Capriles stressed that he was not calling for a coup, but a "legal and constitutional way of ousting" Maduro.
The military 'king-maker'
A half-million soldiers and militia members took part in the exercises over the weekend, which, according to AFP, were meant to show that the armed forces could deal with internal or external conflict.
Video: Nationwide military exercise held in #Venezuela with purportedly over 500,000 troopshttps://t.co/zf0Wx9tpcq
- China Xinhua News (@XHNews) May 22, 2016
The exercises, along with Maduro's and Capriles' pronouncements, have cast more attention on the political leanings of Venezuela's military and its leadership.
Capriles' statement could be in recognition of military's longstanding role as "king-maker," Juan Nagel, a Venezuelan economist in Chile and coauthor of Caracas Chronicles, a website critical of the government, told The Christian Science Monitor.
But it's unclear how receptive the military - its leadership in particular - will be to efforts to force Maduro out or to change the political status quo.
Miraflores Palace/Handout via REUTERS
At the same time, military officials have taken on powerful roles in the current government. One-third of the country's 28 ministers and half of the state governors are active or retired military.

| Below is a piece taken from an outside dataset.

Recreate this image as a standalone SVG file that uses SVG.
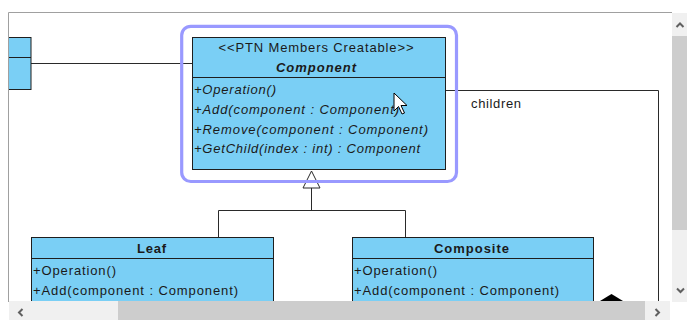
<svg xmlns="http://www.w3.org/2000/svg" width="687" height="320" viewBox="0 0 687 320">
<style>
.cls{fill:#7acff5;stroke:#1e1e1e;stroke-width:1}
.div{stroke:#1e1e1e;stroke-width:1}
.con{fill:none;stroke:#2a2a2a;stroke-width:1}
text{font-family:"Liberation Sans",Arial,sans-serif;font-size:13px;fill:#1a1a1a}
.it{font-style:italic}
.b{font-weight:bold}
.mid{text-anchor:middle}
.chev{fill:none;stroke:#606060;stroke-width:2}
</style>
<defs>
<clipPath id="canvas"><rect x="9" y="13" width="663" height="288"/></clipPath>
</defs>
<rect x="0" y="0" width="687" height="320" fill="#ffffff"/>
<g clip-path="url(#canvas)">
<g id="connectors">
<line class="con" x1="31" y1="63.5" x2="192" y2="63.5"/>
<polyline class="con" points="446,90.5 658.5,90.5 658.5,320"/>
<text x="471" y="108" textLength="50" lengthAdjust="spacing">children</text>
<polyline class="con" points="218.5,237 218.5,210.5 405.5,210.5 405.5,237"/>
<line class="con" x1="311.5" y1="188" x2="311.5" y2="210.5"/>
<polygon points="311.5,171 303,188 320,188" fill="#ffffff" stroke="#2a2a2a" stroke-width="1"/>
<polygon points="611.5,294 623,301 611.5,308 600,301" fill="#000000"/>
</g>
<g id="node-partial">
<rect class="cls" x="0" y="37.5" width="31" height="52"/>
<line class="div" x1="0" y1="57.5" x2="31" y2="57.5"/>
</g>
<g id="node-component">
<rect class="cls" x="192.5" y="37.5" width="253" height="132"/>
<line class="div" x1="192.5" y1="77.5" x2="445.5" y2="77.5"/>
<text class="mid" x="316" y="51.5" textLength="195" lengthAdjust="spacing">&lt;&lt;PTN Members Creatable&gt;&gt;</text>
<text class="mid b it" x="316" y="71.5" textLength="80" lengthAdjust="spacing">Component</text>
<text class="it" x="194" y="94" textLength="82" lengthAdjust="spacing">+Operation()</text>
<text class="it" x="194" y="114" textLength="205" lengthAdjust="spacing">+Add(component : Component)</text>
<text class="it" x="194" y="133.5" textLength="234" lengthAdjust="spacing">+Remove(component : Component)</text>
<text class="it" x="194" y="153" textLength="226" lengthAdjust="spacing">+GetChild(index : int) : Component</text>
</g>
<g id="node-leaf">
<rect class="cls" x="31.5" y="237.5" width="242" height="80"/>
<line class="div" x1="31.5" y1="258.5" x2="273.5" y2="258.5"/>
<text class="mid b" x="151.5" y="252.5" textLength="29" lengthAdjust="spacing">Leaf</text>
<text x="33" y="275" textLength="83" lengthAdjust="spacing">+Operation()</text>
<text x="33" y="295" textLength="205" lengthAdjust="spacing">+Add(component : Component)</text>
</g>
<g id="node-composite">
<rect class="cls" x="352.5" y="237.5" width="241" height="80"/>
<line class="div" x1="352.5" y1="258.5" x2="593.5" y2="258.5"/>
<text class="mid b" x="471.5" y="252.5" textLength="75" lengthAdjust="spacing">Composite</text>
<text x="354" y="275" textLength="83" lengthAdjust="spacing">+Operation()</text>
<text x="354" y="295" textLength="205" lengthAdjust="spacing">+Add(component : Component)</text>
</g>
<g id="selection">
<rect x="181.7" y="26.3" width="274.8" height="155.2" rx="9" fill="none" stroke="#9999ff" stroke-width="3.2"/>
</g>
<g id="cursor">
<polygon points="394,93 394,111 398.5,106.5 402,114 404.5,113 401,105.5 407,105.5" fill="#ffffff" stroke="#000000" stroke-width="1" stroke-linejoin="round"/>
</g>
</g>
<g id="frame">
<line x1="8.5" y1="12.5" x2="672" y2="12.5" stroke="#a0a0a0" stroke-width="1"/>
<line x1="8.5" y1="12.5" x2="8.5" y2="302" stroke="#a0a0a0" stroke-width="1"/>
</g>
<g id="vscroll">
<rect x="672" y="13" width="15" height="289" fill="#f0f0f0"/>
<rect x="672" y="36" width="15" height="194" fill="#cdcdcd"/>
<polyline class="chev" points="676.5,27 680,23.5 683.5,27"/>
<polyline class="chev" points="677,288.5 680.5,292 684,288.5"/>
</g>
<g id="hscroll">
<rect x="9" y="301" width="661" height="19" fill="#f0f0f0"/>
<rect x="118" y="301" width="527" height="19" fill="#cdcdcd"/>
<polyline class="chev" points="22.5,309 19,312.5 22.5,316"/>
<polyline class="chev" points="655.5,309 659,312.5 655.5,316"/>
</g>
</svg>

"The military has hijacked Maduro and he has hijacked the military," Venezuelan history professor Margarita López Maya said in an interview earlier this month.
But the military is not a monolith, and Venezuela's ongoing turmoil could lead some of the armed forces to reconsider their political alignment.
REUTERS/Carlos Garcia Rawlins
"At this point, it appears that at least a significant segment of the armed forces, including retired and middle-ranking officers, may support a transition," intelligence firm Stratfor wrote in February. López Maya made the same point, saying that military officers not connected to corruption networks felt the same hardships as protestors in the street.
"I don't think the opposition would have made this comment if there wasn't a section of the military willing to stand up for the Constitution and oppose the slide into authoritarianism," Arnson said, referring to Capriles' statement.
Such a split within the military would not be unprecedented. In 1992, motivated in part by orders to fire on protesting civilians, some military officers launched a coup that ultimately failed. They were led by Hugo Chavez, who would serve some jail time before being elected president in 1998.